=== Collected material ===
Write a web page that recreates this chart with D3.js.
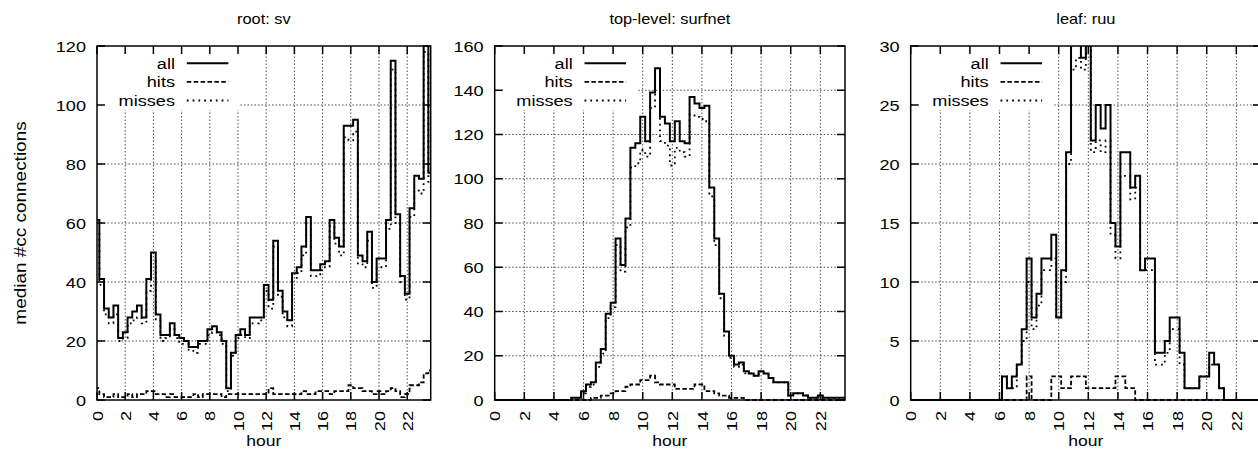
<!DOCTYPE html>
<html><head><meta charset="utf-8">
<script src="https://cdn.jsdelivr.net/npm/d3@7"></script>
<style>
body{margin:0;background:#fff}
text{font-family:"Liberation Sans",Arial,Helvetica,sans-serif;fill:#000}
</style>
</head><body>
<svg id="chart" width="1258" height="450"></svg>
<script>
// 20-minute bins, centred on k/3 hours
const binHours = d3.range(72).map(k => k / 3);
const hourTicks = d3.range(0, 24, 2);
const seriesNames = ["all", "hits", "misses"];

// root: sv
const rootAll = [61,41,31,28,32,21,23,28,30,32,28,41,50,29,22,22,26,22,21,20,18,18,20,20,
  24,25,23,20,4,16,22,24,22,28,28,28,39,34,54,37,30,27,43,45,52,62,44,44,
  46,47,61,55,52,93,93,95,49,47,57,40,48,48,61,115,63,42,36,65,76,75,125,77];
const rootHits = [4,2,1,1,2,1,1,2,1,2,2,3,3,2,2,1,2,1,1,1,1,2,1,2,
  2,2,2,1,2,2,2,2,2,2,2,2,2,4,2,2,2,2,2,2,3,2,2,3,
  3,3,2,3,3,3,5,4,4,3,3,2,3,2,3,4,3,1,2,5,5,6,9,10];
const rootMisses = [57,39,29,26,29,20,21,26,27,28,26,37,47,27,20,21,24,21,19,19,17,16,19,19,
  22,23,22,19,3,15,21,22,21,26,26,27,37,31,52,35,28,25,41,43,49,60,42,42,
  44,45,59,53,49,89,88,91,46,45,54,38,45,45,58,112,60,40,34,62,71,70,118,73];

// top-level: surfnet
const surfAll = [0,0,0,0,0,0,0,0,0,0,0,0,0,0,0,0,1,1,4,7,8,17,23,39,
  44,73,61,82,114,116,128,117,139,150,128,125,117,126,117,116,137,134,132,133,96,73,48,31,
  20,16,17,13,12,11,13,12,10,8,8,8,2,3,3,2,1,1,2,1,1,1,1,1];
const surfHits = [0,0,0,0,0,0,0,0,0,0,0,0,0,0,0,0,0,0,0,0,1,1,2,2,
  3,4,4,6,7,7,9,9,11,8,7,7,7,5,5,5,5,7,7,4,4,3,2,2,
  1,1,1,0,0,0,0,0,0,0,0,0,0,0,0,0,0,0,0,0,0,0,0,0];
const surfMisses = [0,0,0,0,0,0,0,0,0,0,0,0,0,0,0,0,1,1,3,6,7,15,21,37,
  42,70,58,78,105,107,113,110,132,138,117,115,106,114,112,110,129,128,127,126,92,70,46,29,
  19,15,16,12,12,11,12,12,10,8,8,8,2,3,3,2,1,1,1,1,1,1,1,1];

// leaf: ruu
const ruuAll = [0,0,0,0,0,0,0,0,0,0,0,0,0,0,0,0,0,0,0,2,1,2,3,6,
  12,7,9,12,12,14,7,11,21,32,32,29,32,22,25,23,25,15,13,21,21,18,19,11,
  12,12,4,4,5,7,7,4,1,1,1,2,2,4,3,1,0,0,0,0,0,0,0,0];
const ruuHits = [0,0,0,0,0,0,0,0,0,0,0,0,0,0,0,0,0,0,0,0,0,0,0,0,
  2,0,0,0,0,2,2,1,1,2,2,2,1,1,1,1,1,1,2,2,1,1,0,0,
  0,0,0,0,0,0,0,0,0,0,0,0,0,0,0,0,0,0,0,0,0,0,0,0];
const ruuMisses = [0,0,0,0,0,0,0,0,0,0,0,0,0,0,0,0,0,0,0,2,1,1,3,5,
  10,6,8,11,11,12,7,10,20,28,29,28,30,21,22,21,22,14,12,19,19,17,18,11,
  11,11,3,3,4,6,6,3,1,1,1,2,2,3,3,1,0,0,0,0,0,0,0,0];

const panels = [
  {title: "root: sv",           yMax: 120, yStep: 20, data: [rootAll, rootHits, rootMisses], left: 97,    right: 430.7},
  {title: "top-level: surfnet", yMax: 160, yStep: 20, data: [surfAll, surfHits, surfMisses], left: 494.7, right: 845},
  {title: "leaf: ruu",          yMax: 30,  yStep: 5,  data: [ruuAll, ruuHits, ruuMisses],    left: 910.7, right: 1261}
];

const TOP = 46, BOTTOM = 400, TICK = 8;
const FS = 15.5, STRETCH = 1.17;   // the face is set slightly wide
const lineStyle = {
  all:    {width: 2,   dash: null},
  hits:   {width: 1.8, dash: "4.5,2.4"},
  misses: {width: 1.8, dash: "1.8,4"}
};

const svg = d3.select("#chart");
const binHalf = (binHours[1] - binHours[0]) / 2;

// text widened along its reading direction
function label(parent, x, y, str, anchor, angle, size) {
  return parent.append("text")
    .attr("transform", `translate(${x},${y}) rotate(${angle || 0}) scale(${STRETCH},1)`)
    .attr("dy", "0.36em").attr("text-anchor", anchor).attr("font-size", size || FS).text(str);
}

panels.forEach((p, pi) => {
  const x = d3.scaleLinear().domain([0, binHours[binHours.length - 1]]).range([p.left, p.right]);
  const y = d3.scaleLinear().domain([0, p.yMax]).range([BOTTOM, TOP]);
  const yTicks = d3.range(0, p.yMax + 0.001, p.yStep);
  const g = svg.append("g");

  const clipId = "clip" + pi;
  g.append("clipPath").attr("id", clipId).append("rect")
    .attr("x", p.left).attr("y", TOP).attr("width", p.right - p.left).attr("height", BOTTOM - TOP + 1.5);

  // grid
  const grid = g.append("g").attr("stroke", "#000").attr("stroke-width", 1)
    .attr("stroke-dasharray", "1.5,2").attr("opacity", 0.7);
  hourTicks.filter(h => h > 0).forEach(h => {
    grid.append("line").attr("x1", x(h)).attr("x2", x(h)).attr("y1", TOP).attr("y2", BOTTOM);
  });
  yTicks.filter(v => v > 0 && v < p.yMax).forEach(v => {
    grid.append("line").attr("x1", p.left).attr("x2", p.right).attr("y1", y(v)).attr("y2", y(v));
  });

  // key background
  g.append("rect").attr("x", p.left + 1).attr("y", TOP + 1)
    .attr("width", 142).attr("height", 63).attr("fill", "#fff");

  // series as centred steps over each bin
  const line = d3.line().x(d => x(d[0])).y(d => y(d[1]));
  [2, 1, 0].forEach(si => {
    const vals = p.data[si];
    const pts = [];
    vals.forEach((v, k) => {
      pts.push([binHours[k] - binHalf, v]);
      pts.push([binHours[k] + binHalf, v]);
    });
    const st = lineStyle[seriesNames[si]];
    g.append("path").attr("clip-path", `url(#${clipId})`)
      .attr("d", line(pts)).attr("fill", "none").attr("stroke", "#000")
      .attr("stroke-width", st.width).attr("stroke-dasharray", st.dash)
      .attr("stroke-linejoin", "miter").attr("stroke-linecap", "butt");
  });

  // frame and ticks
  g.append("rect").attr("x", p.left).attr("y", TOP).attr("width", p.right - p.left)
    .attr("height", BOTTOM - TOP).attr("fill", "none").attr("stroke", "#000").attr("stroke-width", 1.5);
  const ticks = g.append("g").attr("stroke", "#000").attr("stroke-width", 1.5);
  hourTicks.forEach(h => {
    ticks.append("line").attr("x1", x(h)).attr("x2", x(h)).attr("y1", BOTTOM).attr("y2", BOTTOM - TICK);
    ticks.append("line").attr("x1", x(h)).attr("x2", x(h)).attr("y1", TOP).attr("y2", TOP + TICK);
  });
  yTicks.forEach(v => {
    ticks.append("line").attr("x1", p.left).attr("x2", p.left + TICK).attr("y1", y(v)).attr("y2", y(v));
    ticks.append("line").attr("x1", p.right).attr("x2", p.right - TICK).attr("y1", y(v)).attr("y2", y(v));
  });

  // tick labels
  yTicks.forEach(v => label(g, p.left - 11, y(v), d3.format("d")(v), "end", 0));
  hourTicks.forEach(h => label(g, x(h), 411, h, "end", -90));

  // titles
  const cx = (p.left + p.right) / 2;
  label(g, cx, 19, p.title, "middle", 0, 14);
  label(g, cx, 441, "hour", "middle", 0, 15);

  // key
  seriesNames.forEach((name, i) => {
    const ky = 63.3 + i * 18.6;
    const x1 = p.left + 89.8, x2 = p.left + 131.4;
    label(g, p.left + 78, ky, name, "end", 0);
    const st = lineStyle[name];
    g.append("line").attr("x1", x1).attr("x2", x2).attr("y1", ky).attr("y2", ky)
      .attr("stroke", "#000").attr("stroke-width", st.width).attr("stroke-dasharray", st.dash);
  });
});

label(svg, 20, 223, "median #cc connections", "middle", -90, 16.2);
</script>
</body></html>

=== Required task ===
Every line from the top of the material above through the line with "19,15,16,12,12,11,12,12,10,8,8,8,2,3,3,2,1,1,1,1,1,1,1,1];" should be duplicated exactly, please; leave out the pictures.

=== Task output ===
Write a web page that recreates this chart with D3.js.
<!DOCTYPE html>
<html><head><meta charset="utf-8">
<script src="https://cdn.jsdelivr.net/npm/d3@7"></script>
<style>
body{margin:0;background:#fff}
text{font-family:"Liberation Sans",Arial,Helvetica,sans-serif;fill:#000}
</style>
</head><body>
<svg id="chart" width="1258" height="450"></svg>
<script>
// 20-minute bins, centred on k/3 hours
const binHours = d3.range(72).map(k => k / 3);
const hourTicks = d3.range(0, 24, 2);
const seriesNames = ["all", "hits", "misses"];

// root: sv
const rootAll = [61,41,31,28,32,21,23,28,30,32,28,41,50,29,22,22,26,22,21,20,18,18,20,20,
  24,25,23,20,4,16,22,24,22,28,28,28,39,34,54,37,30,27,43,45,52,62,44,44,
  46,47,61,55,52,93,93,95,49,47,57,40,48,48,61,115,63,42,36,65,76,75,125,77];
const rootHits = [4,2,1,1,2,1,1,2,1,2,2,3,3,2,2,1,2,1,1,1,1,2,1,2,
  2,2,2,1,2,2,2,2,2,2,2,2,2,4,2,2,2,2,2,2,3,2,2,3,
  3,3,2,3,3,3,5,4,4,3,3,2,3,2,3,4,3,1,2,5,5,6,9,10];
const rootMisses = [57,39,29,26,29,20,21,26,27,28,26,37,47,27,20,21,24,21,19,19,17,16,19,19,
  22,23,22,19,3,15,21,22,21,26,26,27,37,31,52,35,28,25,41,43,49,60,42,42,
  44,45,59,53,49,89,88,91,46,45,54,38,45,45,58,112,60,40,34,62,71,70,118,73];

// top-level: surfnet
const surfAll = [0,0,0,0,0,0,0,0,0,0,0,0,0,0,0,0,1,1,4,7,8,17,23,39,
  44,73,61,82,114,116,128,117,139,150,128,125,117,126,117,116,137,134,132,133,96,73,48,31,
  20,16,17,13,12,11,13,12,10,8,8,8,2,3,3,2,1,1,2,1,1,1,1,1];
const surfHits = [0,0,0,0,0,0,0,0,0,0,0,0,0,0,0,0,0,0,0,0,1,1,2,2,
  3,4,4,6,7,7,9,9,11,8,7,7,7,5,5,5,5,7,7,4,4,3,2,2,
  1,1,1,0,0,0,0,0,0,0,0,0,0,0,0,0,0,0,0,0,0,0,0,0];
const surfMisses = [0,0,0,0,0,0,0,0,0,0,0,0,0,0,0,0,1,1,3,6,7,15,21,37,
  42,70,58,78,105,107,113,110,132,138,117,115,106,114,112,110,129,128,127,126,92,70,46,29,
  19,15,16,12,12,11,12,12,10,8,8,8,2,3,3,2,1,1,1,1,1,1,1,1];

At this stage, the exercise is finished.